Why am I rambling on about this yet again? I guess all this talk of racism reminded me of my life and made me think of it in personal terms. It made me wonder if we really accomplish anything if we don’t also address each other’s pain as well as things like racism, prejudice and crimes of the past. Perhaps only when people can honestly acknowledge that they’ve hurt each other can the healing really begin. When people can truly understand how and why they’ve hurt each other, then you know there is compassion. That is something we so need now and so sorely lack. In order to do that, we have to get past the rage and anger. Sometimes that means allowing others to vent for a while; to be honest with themselves and with everyone else. It doesn’t have to mean an all-out cross bashing. There has to be some element of sympathy on both sides or it doesn’t work.

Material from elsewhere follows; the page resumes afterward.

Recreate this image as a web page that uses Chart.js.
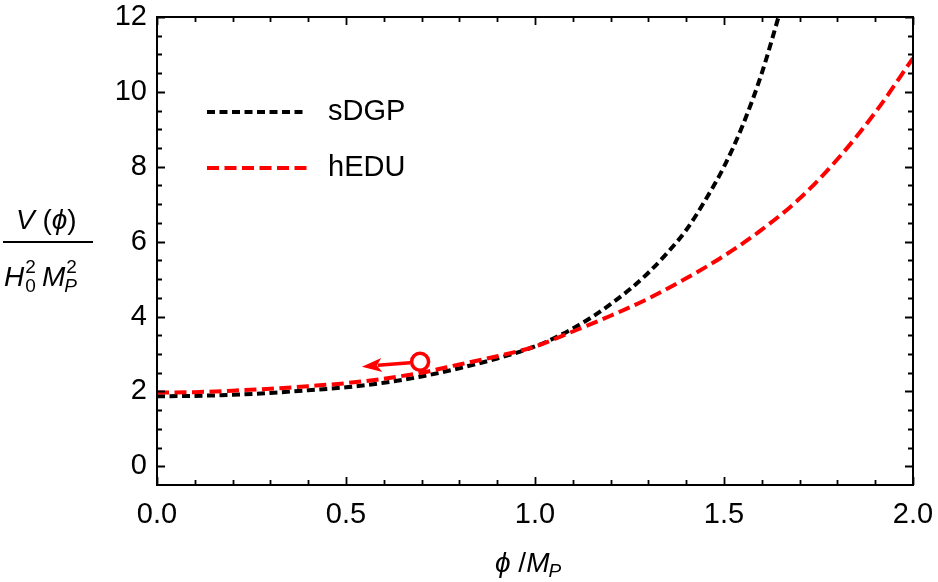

I was raised as a white kid. It surprises some when I point out the negatives of that. They think I’ve had it easy. There was no desperate boat ride, no long line through immigration and no adjustment period. I grew up in a white, middle class suburb and was handed the American dream on a silver platter. I don’t deny that I’ve had it pretty easy compared to some. My life wasn’t all misery but there are times when I wish I’d experienced that. There are times I would give anything to have memories of my parents’ struggle to get us to freedom, the shouts of relief and joy at landing on American soil, to understand my heritage and to share in it. The grass is always greener. True, I was raised under the white umbrella; but it didn’t shelter me from everything; the chill of isolation, the storms of racism and bigotry. There were days when I’d come home shivering, soaked to my core and chilled to the bone.